Funding our Future
I arrived at the march 30 minutes early. I milled around the vacant west entrance of the Donald S. Spencer Student Recreation Center, checking the compass app on my phone to make sure that, yes, it was the west entrance and no, I was not in the wrong place. I was waiting for the start of the Fund Our Future March, an event hosted by the local teacher’s union, University Professionals of Illinois (UPI). The march was organized to advocate the passing of a bill which would have the state of Illinois fund students’ MAP grants. The bill, SB 2043, had passed both houses of the Illinois General Assembly and only needed the Governor’s signature to come into effect. But Governor Rauner pledged to veto the bill. Faculty, students, and community members were to band together on an overcast Tuesday, the 16th of February.
The first signs of life were the media and a lone professor, Professor Sandage of the Sociology Department. I had taken one of Professor Sandage’s classes in the past, and I was immediately impressed by her thoughtfulness and passion. We caught up, and I mentioned my anxiety over the lack of people. “I’m planning on writing an article about this,” I told her, gesturing to the camera crews setting up for a ghost crowd. “I hope it’s not going to end up being a sad one.”
Governor Rauner’s refusal to fund student MAP grants is not an unforeseen aberration but rather follows a larger pattern of defunding higher education and the liberal arts. UPI’s involvement in the protest is unsurprising; many students at Western are able to attend because of their MAP grants. If students are no longer receiving their MAP grant money, then the entire university and Macomb will be affected. The message Illinois politicians are sending to students is clear: you are not important.
When the rest of the protestors arrived, they did so in droves. Groups of professors drifted towards us—some joking and laughing, others more somber. Students arrived in nervous solitude or excited pairs. Alumni and community members also added themselves to the growing mass of people, and signs were handed out. The English Department in particular was out in force– I saw English undergraduate and graduate students, along with almost every single English professor I’ve taken. In minutes, the west entrance of the Recreation Center was swelling with around 200 people so vastly different but so intimately connected: all of our lives are choreographed by the nation’s higher education system. All politicians are quick to emphasize the importance of higher education, but some merely pantomime support while displaying, through their actions, a shocking lack of empathy for underprivileged students.
Frustration and a sense of betrayal latently saturated the atmosphere of the march as we began to rally across campus to Sherman Hall before looping around to the University Union. But there was also a sense of pride: in our university, in the achievements of our students and faculty members, and in the protesters who refused to sit in the comfortable rhythms of apathetic normalcy.
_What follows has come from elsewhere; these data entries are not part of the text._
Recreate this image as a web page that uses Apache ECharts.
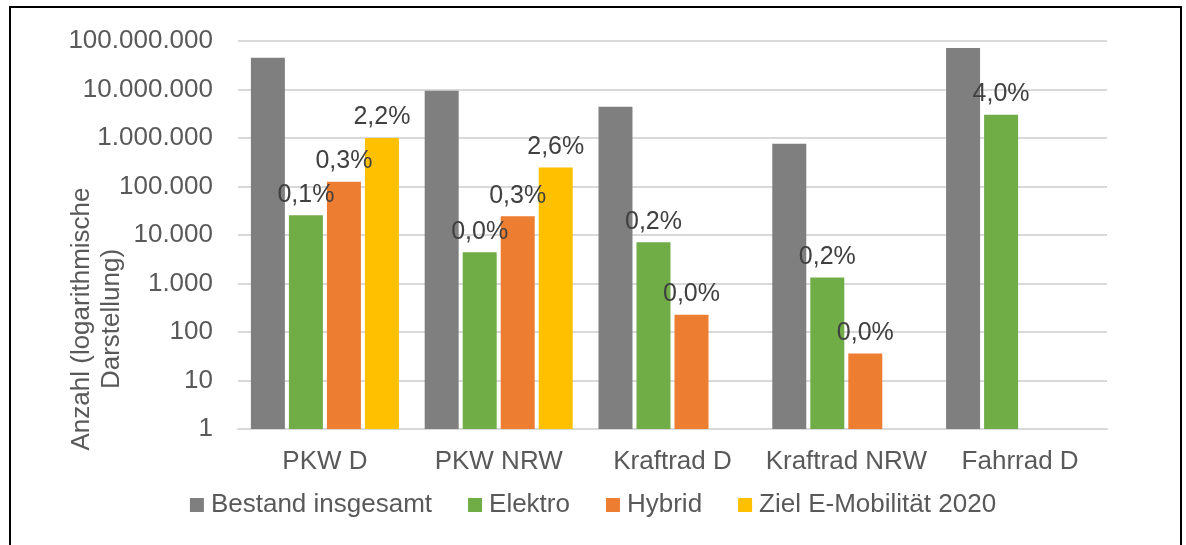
<!DOCTYPE html>
<html>
<head>
<meta charset="utf-8">
<script src="https://cdn.jsdelivr.net/npm/echarts@6/dist/echarts.min.js"></script>
<style>
  html, body { margin: 0; padding: 0; background: #fff; overflow: hidden; }
  #frame { position: absolute; left: 9px; top: 6px; width: 1169px; height: 600px; border: 2px solid #000; box-sizing: content-box; }
  #chart { position: absolute; left: 0; top: 0; width: 1186px; height: 545px; }
</style>
</head>
<body>
<div id="frame"></div>
<div id="chart"></div>
<script>
const categories = ['PKW D', 'PKW NRW', 'Kraftrad D', 'Kraftrad NRW', 'Fahrrad D'];
const seriesNames = ['Bestand insgesamt', 'Elektro', 'Hybrid', 'Ziel E-Mobilität 2020'];
const bestand = [45000000, 9400000, 4400000, 760000, 72000000];
const elektro = [25500, 4400, 7100, 1330, 3000000];
const hybrid = [125000, 24400, 228, 36, null];
const ziel = [1000000, 247000, null, null, null];
const elektroLabels = ['0,1%', '0,0%', '0,2%', '0,2%', '4,0%'];
const hybridLabels = ['0,3%', '0,3%', '0,0%', '0,0%', ''];
const zielLabels = ['2,2%', '2,6%', '', '', ''];
const yTickLabels = ['1', '10', '100', '1.000', '10.000', '100.000', '1.000.000', '10.000.000', '100.000.000'];
const yAxisTitle = ['Anzahl (logarithmische', 'Darstellung)'];

const colors = ['#7f7f7f', '#70ad47', '#ed7d31', '#ffc000'];
const FONT = '"Liberation Sans", Arial, sans-serif';

function labelled(labels) {
  return {
    show: true, position: 'top', distance: 8,
    color: '#404040', fontSize: 25, fontFamily: FONT,
    formatter: p => labels[p.dataIndex] || ''
  };
}

const chart = echarts.init(document.getElementById('chart'), null, { renderer: 'canvas' });
chart.setOption({
  animation: false,
  textStyle: { fontFamily: FONT },
  grid: { left: 238, right: 79, top: 41, bottom: 116, containLabel: false },
  legend: {
    data: seriesNames,
    left: 'center', top: 487,
    icon: 'rect', itemWidth: 14, itemHeight: 14, itemGap: 36,
    textStyle: { color: '#595959', fontSize: 26, fontFamily: FONT, padding: [0, 0, 0, 2] }
  },
  xAxis: {
    type: 'category', data: categories,
    axisLine: { lineStyle: { color: '#d9d9d9', width: 2 } },
    axisTick: { show: false },
    axisLabel: { color: '#595959', fontSize: 26, fontFamily: FONT, margin: 20, interval: 0, hideOverlap: false }
  },
  yAxis: {
    type: 'log', logBase: 10, min: 1, max: 100000000,
    axisLine: { show: false }, axisTick: { show: false },
    splitLine: { lineStyle: { color: '#d9d9d9', width: 2 } },
    axisLabel: {
      color: '#595959', fontSize: 26, fontFamily: FONT, margin: 25,
      formatter: v => yTickLabels[Math.round(Math.log10(v))]
    }
  },
  graphic: [{
    type: 'text', x: 97, y: 319, rotation: Math.PI / 2,
    style: {
      text: yAxisTitle.join('\n'), fill: '#595959', font: '26px ' + FONT,
      textAlign: 'center', textVerticalAlign: 'middle', lineHeight: 30
    }
  }],
  series: [
    { name: seriesNames[0], type: 'bar', data: bestand, barWidth: 34, barGap: '11.8%', itemStyle: { color: colors[0] } },
    { name: seriesNames[1], type: 'bar', data: elektro, barWidth: 34, barGap: '11.8%', itemStyle: { color: colors[1] }, label: labelled(elektroLabels) },
    { name: seriesNames[2], type: 'bar', data: hybrid, barWidth: 34, barGap: '11.8%', itemStyle: { color: colors[2] }, label: labelled(hybridLabels) },
    { name: seriesNames[3], type: 'bar', data: ziel, barWidth: 34, barGap: '11.8%', itemStyle: { color: colors[3] }, label: labelled(zielLabels) }
  ]
});
</script>
</body>
</html>
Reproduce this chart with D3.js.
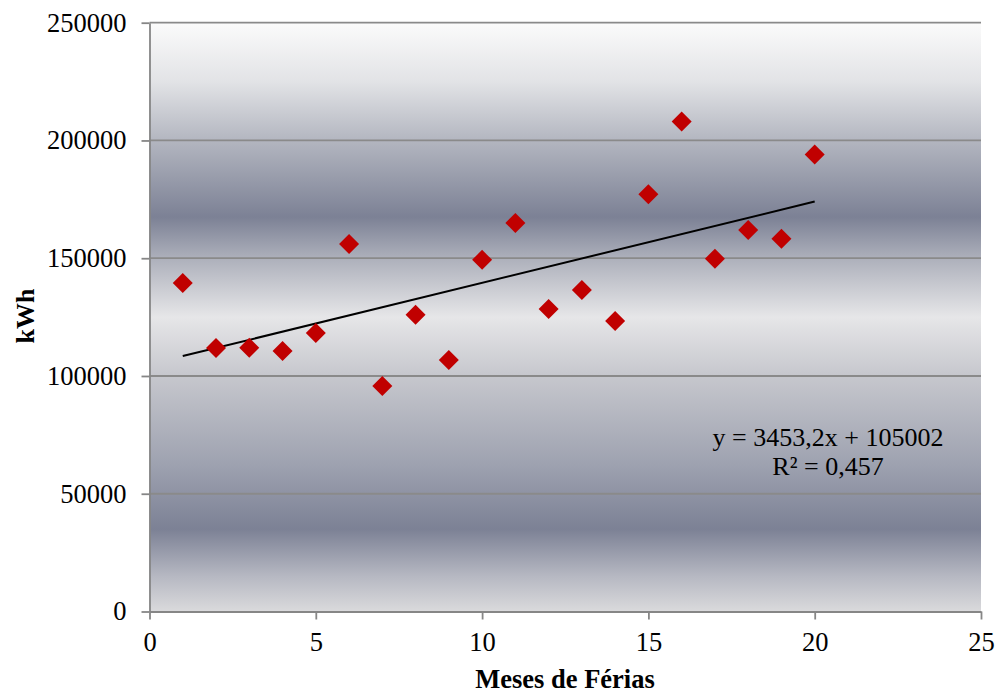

Students who usually had class, or homework, or other obligations took the time to disrupt their own busy schedules to tell Illinois politicians that yes, we do matter and no, we will not accept duplicitous promises.
When the march reached its final destination at the University Union, concerned community members gave impassioned speeches about their own perspectives on the MAP grant funding and the state of higher education. As each person went up in front of the crowd and started speaking, flanked by a small cadre of recording journalists, there was a palpable sense of agency. As I stood there and listened to all their voices float through the chilly air, I thought this: on a dreary Tuesday afternoon we had all marched, chanted, and spoken out against powerful people who care so little. We had traded in defeated shrugs and forlorn sighs for signs and speeches. But I also I stood there and thought, would they listen?
On February 19th, Governor Rauner officially vetoed SB 2043. It seems that politicians continue to favor their games over an atrophying educational system. Marches and rallies all across the state, even in Springfield, had gone completely ignored. We are in a sad state of affairs; intellectual communities vibrant with critical thought, diversity, and expertise have been atrophying while politicians hover protectively over their bloated political games. It is sad that entire areas of study critical to a well-rounded education are going to be discarded like useless trash. It is sad that the voices of students, the future of our state, matter so little. It is sad that 200 passionate and dedicated community members rallied together on a busy Tuesday afternoon, but many others couldn’t bother to stop for just a moment, and listen.